WHAT THE EXERCISE ASKS: Without the pictures, print the lines running from the beginning of the material to the line containing "Chart.register(...registerables);", both ends included.

......

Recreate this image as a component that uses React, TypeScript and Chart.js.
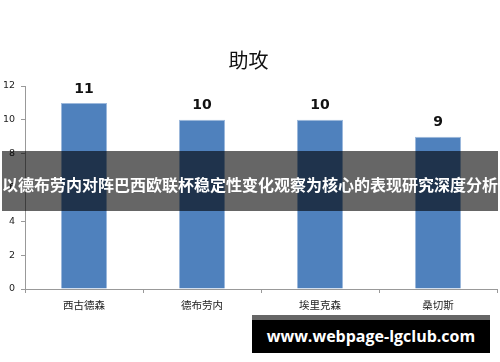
import React, { useEffect, useRef } from "react";
import { Chart, registerables } from "chart.js";

Chart.register(...registerables);

const titleText = "助攻";
const categories = ["西古德森", "德布劳内", "埃里克森", "桑切斯"];
const assists = [11, 10, 10, 9];
const yTicks = [0, 2, 4, 6, 8, 10, 12];
const bannerText = "以德布劳内对阵巴西欧联杯稳定性变化观察为核心的表现研究深度分析";
const watermarkText = "www.webpage-lgclub.com";

const valueLabels = {
  id: "valueLabels",
  afterDatasetsDraw(chart: any) {
    const ctx = chart.ctx;
    const meta = chart.getDatasetMeta(0);
    ctx.save();
    ctx.font = "bold 14px 'DejaVu Sans', sans-serif";
    ctx.fillStyle = "#111";
    ctx.textAlign = "center";
    ctx.textBaseline = "middle";
    meta.data.forEach((bar: any, i: number) => {
      ctx.fillText(String(chart.data.datasets[0].data[i]), bar.x, bar.y - 14);
    });
    ctx.restore();
  },
};

export default function App() {
  const ref = useRef<HTMLCanvasElement | null>(null);
  useEffect(() => {
    if (!ref.current) return;
    const chart = new Chart(ref.current, {
      type: "bar",
      data: {
        labels: categories,
        datasets: [
          {
            data: assists,
            backgroundColor: "#4F81BD",
            borderColor: "#9DB9DC",
            borderWidth: 1,
            barPercentage: 0.39,
            categoryPercentage: 1,
          },
        ],
      },
      options: {
        responsive: false,
        animation: false,
        layout: { padding: { left: 0, right: 3, top: 0, bottom: 0 } },
        plugins: {
          legend: { display: false },
          tooltip: { enabled: false },
          title: {
            display: true,
            text: titleText,
            color: "#111",
            font: { size: 20, family: "'Noto Sans CJK SC', sans-serif", weight: "normal" },
            padding: { top: 48, bottom: 14 },
          },
        },
        scales: {
          x: {
            afterFit: (s: any) => {
              s.height = 73;
            },
            grid: {
              display: true,
              drawOnChartArea: false,
              drawTicks: true,
              tickLength: 4,
              color: "#999",
              offset: true,
            },
            border: { display: true, color: "#999" },
            ticks: {
              color: "#222",
              padding: 6,
              font: { size: 10.5, family: "'Noto Sans CJK SC', sans-serif" },
            },
          },
          y: {
            min: 0,
            max: 12,
            afterFit: (s: any) => {
              s.width = 25;
            },
            afterBuildTicks: (s: any) => {
              s.ticks = yTicks.map((v) => ({ value: v }));
            },
            grid: {
              display: true,
              drawOnChartArea: false,
              drawTicks: true,
              tickLength: 4,
              color: "#999",
            },
            border: { display: true, color: "#999" },
            ticks: {
              color: "#222",
              padding: 6,
              font: { size: 9.5, family: "'DejaVu Sans', sans-serif" },
            },
          },
        },
      },
      plugins: [valueLabels],
    });
    return () => chart.destroy();
  }, []);

  return (
    <div
      style={{
        position: "fixed",
        left: 0,
        top: 0,
        width: 500,
        height: 362,
        background: "#fff",
        overflow: "hidden",
      }}
    >
      <canvas ref={ref} width={500} height={362} style={{ display: "block" }} />
      <div
        style={{
          position: "absolute",
          left: 2,
          top: 151,
          width: 496,
          height: 60,
          background: "rgba(0,0,0,0.6)",
          color: "#fff",
          fontFamily: "'Noto Sans CJK SC', sans-serif",
          fontWeight: "bold",
          fontSize: 16,
          lineHeight: "60px",
          textAlign: "center",
          whiteSpace: "nowrap",
          paddingTop: 3,
          boxSizing: "border-box",
        }}
      >
        {bannerText}
      </div>
      <div
        style={{
          position: "absolute",
          left: 252,
          top: 315,
          width: 238,
          height: 38,
          background: "#000",
          borderTop: "5px solid #666",
          boxSizing: "border-box",
          color: "#fff",
          fontFamily: "'Open Sans', sans-serif",
          fontWeight: "bold",
          fontSize: 16,
          letterSpacing: 0,
          lineHeight: "33px",
          textAlign: "center",
          whiteSpace: "nowrap",
        }}
      >
        {watermarkText}
      </div>
    </div>
  );
}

......

SOLUTION TO THIS TASK:
Recreate this image as a component that uses React, TypeScript and Chart.js.
import React, { useEffect, useRef } from "react";
import { Chart, registerables } from "chart.js";

Chart.register(...registerables);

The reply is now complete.